- Theatrical release poster
- Directed by: Peter Skillman Odiorne
- Written by: Gail Gilchriest
- Produced by: Justin Moore-Lewy Charlie Mason
- Starring: Sammi Hanratty Brooke Shields Aidan Quinn Kris Kristofferson
- Edited by: Martin Hunter
- Music by: Randy Edelman
- Production companies: Perfect Weekend Heavy Lifting
- Distributed by: ARC Entertainment
- Release date: November 11, 2011;
- Country: United States
- Language: English

= The Greening of Whitney Brown =

The Greening of Whitney Brown is a 2011 adventure film directed by Peter Skillman Odiorne. It stars Aidan Quinn, Brooke Shields, Kris Kristofferson and Sammi Hanratty. The film received a limited theatrical release on November 11, 2011.

== Plot ==
Whitney Brown (Sammi Hanratty), a privileged and popular Philadelphia teenager, nominates herself and her best friend, Lindsay, for class president (which they win because they promised to throw the best school formal). Her mother, Joan (Brooke Shields), then gives her a credit card so she can buy a dress for the formal. After Whitney does a great deal of shopping, Joan's credit card is eventually declined. Later, they see on television that the office where Whitney's father, Henry (Aidan Quinn), works has declared bankruptcy. This means her father is now unemployed and her family will be destitute. The bank repossesses everything they have and Whitney's world becomes upended.

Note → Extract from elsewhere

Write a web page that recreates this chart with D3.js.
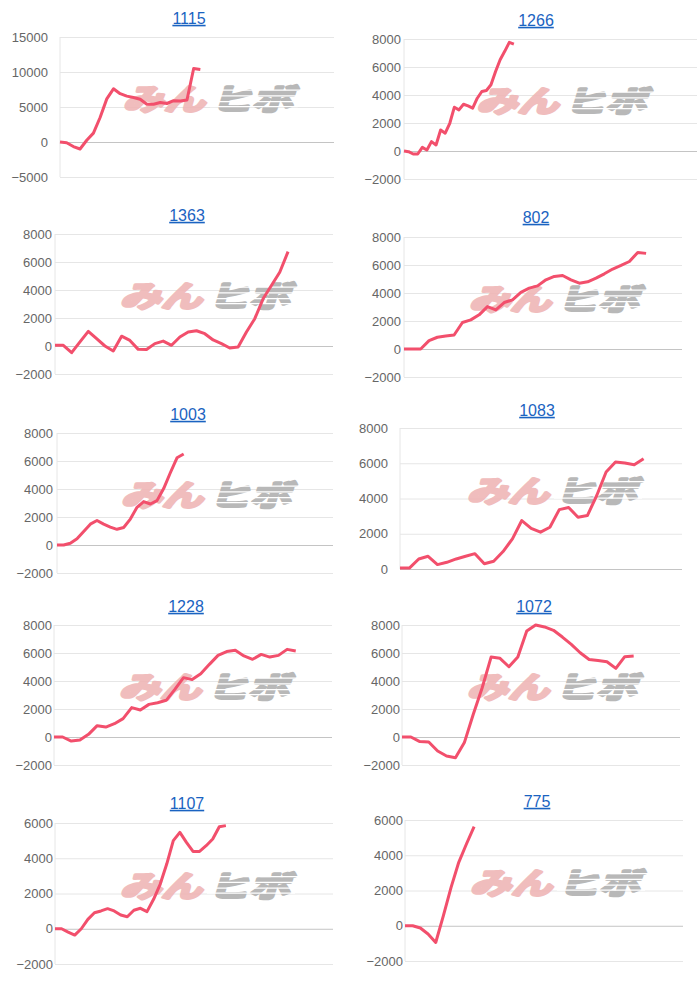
<!DOCTYPE html>
<html>
<head>
<meta charset="utf-8">
<script src="https://cdn.jsdelivr.net/npm/d3@7"></script>
<style>
  body { margin: 0; background: #fff; }
  svg { display: block; }
</style>
</head>
<body>
<svg id="frame" width="700" height="982"></svg>
<script>

// one series per stock (cumulative P/L)
const titles = ["1115", "1266", "1363", "802", "1003", "1083", "1228", "1072", "1107", "775"]

const s1115 = [0, -100, -650, -1000, 250, 1270, 3500, 6160, 7600, 6900, 6550, 6350, 6100, 5400, 5400, 5650, 5500, 5900, 5850, 6000, 10500, 10350]
const s1266 = [0, -50, -215, -215, 260, 70, 670, 430, 1500, 1270, 1980, 3130, 2940, 3340, 3220, 3060, 3770, 4250, 4320, 4730, 5680, 6520, 7120, 7760, 7640]
const s1363 = [50, 50, -475, 300, 1045, 520, 0, -360, 700, 400, -240, -250, 170, 350, 50, 640, 1000, 1090, 880, 430, 170, -140, -70, 1000, 1950, 3370, 4320, 5270, 6740]
const s802 = [0, 0, 0, 600, 840, 930, 1000, 1890, 2080, 2440, 3030, 2790, 3320, 3510, 4040, 4350, 4510, 4940, 5180, 5250, 4940, 4700, 4800, 5060, 5370, 5710, 5970, 6250, 6900, 6830]
const s1003 = [0, 0, 130, 450, 970, 1490, 1750, 1490, 1280, 1120, 1250, 1850, 2690, 3100, 2930, 3170, 4030, 5160, 6230, 6500]
const s1083 = [50, 50, 570, 720, 250, 380, 570, 720, 870, 300, 440, 990, 1710, 2750, 2310, 2090, 2370, 3370, 3490, 2940, 3030, 4170, 5500, 6070, 6010, 5920, 6260]
const s1228 = [0, 0, -290, -210, 190, 810, 710, 950, 1310, 2100, 1930, 2330, 2450, 2620, 3400, 4240, 4100, 4520, 5190, 5830, 6100, 6190, 5790, 5550, 5900, 5710, 5830, 6260, 6140]
const s1072 = [0, 0, -330, -360, -1000, -1360, -1480, -400, 1620, 3520, 5710, 5620, 5020, 5710, 7570, 8000, 7860, 7620, 7140, 6620, 6020, 5540, 5470, 5380, 4900, 5740, 5790]
const s1107 = [0, 0, -190, -360, 0, 530, 910, 1010, 1140, 1010, 780, 680, 1050, 1160, 970, 1670, 2520, 3670, 5000, 5470, 4900, 4390, 4390, 4710, 5090, 5790, 5850]
const s775 = [0, 0, -130, -470, -950, 570, 2180, 3600, 4640, 5620]

const series = [s1115, s1266, s1363, s802, s1003, s1083, s1228, s1072, s1107, s775]

// number of periods shown along each x axis
const xSpan = [41, 64, 33.4, 33.3, 41.4, 30.1, 32.2, 31.2, 42.3, 36.2]

const ticksA = [-5000, 0, 5000, 10000, 15000]
const ticksB = [-2000, 0, 2000, 4000, 6000, 8000]
const ticksC = [0, 2000, 4000, 6000, 8000]
const ticksD = [-2000, 0, 2000, 4000, 6000]
const tickSets = [ticksA, ticksB, ticksB, ticksB, ticksB, ticksC, ticksB, ticksB, ticksD, ticksD]

// layout: plot left, right, top, bottom, label right edge, title x, title y
var frames = [
  [60, 334, 37, 177, 48, 189, 18],
  [404, 697, 39, 179, 401, 536, 20],
  [55, 333, 234, 374, 52, 187, 215],
  [404, 682, 237, 377, 401, 536, 217],
  [57, 333, 433, 573, 53, 188, 414],
  [400, 682, 428, 569, 388, 537, 410],
  [54, 332, 625, 765, 52, 186, 606],
  [402, 680, 625, 765, 400, 534, 606],
  [55, 333, 823, 964, 53, 187, 803],
  [405, 683, 820, 961, 403, 537, 801]
]

var svg = d3.select('#frame')
var font = '"Liberation Sans", Arial, Helvetica, sans-serif'

series.forEach(function(vals, k) {
  var f = frames[k]
  var ticks = tickSets[k]

  var x = d3.scaleLinear()
    .domain([0, xSpan[k]])
    .range([f[0], f[1]])

  var y = d3.scaleLinear()
    .domain(d3.extent(ticks))
    .range([f[3], f[2]])

  var g = svg.append('g')

  // title (rendered as link)
  g.append('text')
    .attr('x', f[5])
    .attr('y', f[6])
    .attr('dy', '0.36em')
    .style('text-anchor', 'middle')
    .style('font-family', font)
    .style('font-size', '16px')
    .style('fill', '#1a63c1')
    .style('text-decoration', 'underline')
    .text(titles[k])

  // horizontal grid
  var yAxis = g.append('g')
    .attr('transform', `translate(${f[0]},0)`)
    .call(d3.axisLeft(y).tickValues(ticks).tickSize(-(f[1] - f[0])).tickFormat(d3.format('d')))

  yAxis.select('.domain').remove()
  yAxis.selectAll('line')
    .attr('stroke', d => d == 0 ? '#c4c4c4' : '#e6e6e6')
    .attr('stroke-width', 1)
  yAxis.selectAll('text')
    .attr('x', f[4] - f[0])
    .style('font-family', font)
    .style('font-size', '13px')
    .style('fill', '#666')

  // vertical axis line
  g.append('line')
    .attr('x1', f[0]).attr('x2', f[0])
    .attr('y1', y(d3.max(ticks))).attr('y2', y(d3.min(ticks)))
    .attr('stroke', '#e6e6e6')

  // watermark logo
  var cx = (f[0] + f[1]) / 2 + 10
  var cy = (f[2] + f[3]) / 2 - 10
  var wm = g.append('g')
    .attr('transform', `translate(${cx},${cy + 13}) scale(1,0.82) skewX(-14)`)
    .style('font-family', '"Noto Sans CJK JP", sans-serif')
    .style('font-weight', 700)
    .style('font-size', '36px')

  wm.append('text')
    .attr('x', -84)
    .attr('textLength', 82)
    .attr('lengthAdjust', 'spacingAndGlyphs')
    .style('fill', '#efb6b6')
    .style('stroke', '#efb6b6')
    .style('stroke-width', 3.5)
    .style('stroke-linejoin', 'round')
    .style('opacity', 0.9)
    .text('みん')

  wm.append('text')
    .attr('x', 4)
    .attr('textLength', 82)
    .attr('lengthAdjust', 'spacingAndGlyphs')
    .style('fill', '#b5b5b5')
    .style('stroke', '#b5b5b5')
    .style('stroke-width', 3.5)
    .style('stroke-linejoin', 'round')
    .style('opacity', 0.95)
    .text('ヒボ')

  // speed lines cut through the grey half
  ;[-25, -18, -11, -5].forEach(function(o) {
    wm.append('rect')
      .attr('x', 2).attr('y', o)
      .attr('width', 88).attr('height', 1.6)
      .attr('fill', '#fff')
  })

  // the series line
  var line = d3.line()
    .x((d, i) => x(i))
    .y(d => y(d))

  g.append('path')
    .datum(vals)
    .attr('d', line)
    .attr('fill', 'none')
    .attr('stroke', '#f24f6c')
    .attr('stroke-width', 3)
    .attr('stroke-linejoin', 'round')
})

</script>
</body>
</html>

Her family has to move to Whitney's grandparents' old farm in the country. There, far from her dizzying world of shallow girlfriends, endless parties, and school pressures, she finds a new best pal: Bob, a beautiful and spirited Gypsy (Vanner) horse belonging to her new neighbor. The neighbor, Dusty (Kris Kristofferson), is a crusty rancher who turns out to be her estranged grandfather. Through her new relationships with Bob, Dusty, and her parents, Whitney rediscovers what it means to respect not only nature and her family, but also someone very special she had almost lost touch with: herself. At her new school, she feels like a fish out of water, having no contact with her old friends for months. She has to accept the way things are now or do something about it.

==Cast==
- Sammi Hanratty as Whitney Brown
- Brooke Shields as Joan Brown
- Aidan Quinn as Henry Brown
- Kris Kristofferson as Dustin "Dusty" Brown
- Charlotte Matthews as Lindsay
- Wilbur Fitzgerald as Stanley
- Keith David as Clerk
- Slade Pearce as Ben
- Anna Colwell as Alicia
- Natalia Dyer as Lily
- Lily Rashid as Olivia
- Kodie Lake as Zack
- Cameron Gaskins as Josh

== Filming locations ==
The movie was filmed in Agnes Scott College - 141 E. College Avenue, Decatur, Georgia, and Atlanta. Filming also took place in the small town of Bowersville, Georgia located in Hart County.

== Home media ==
The film was released on DVD on January 3, 2012.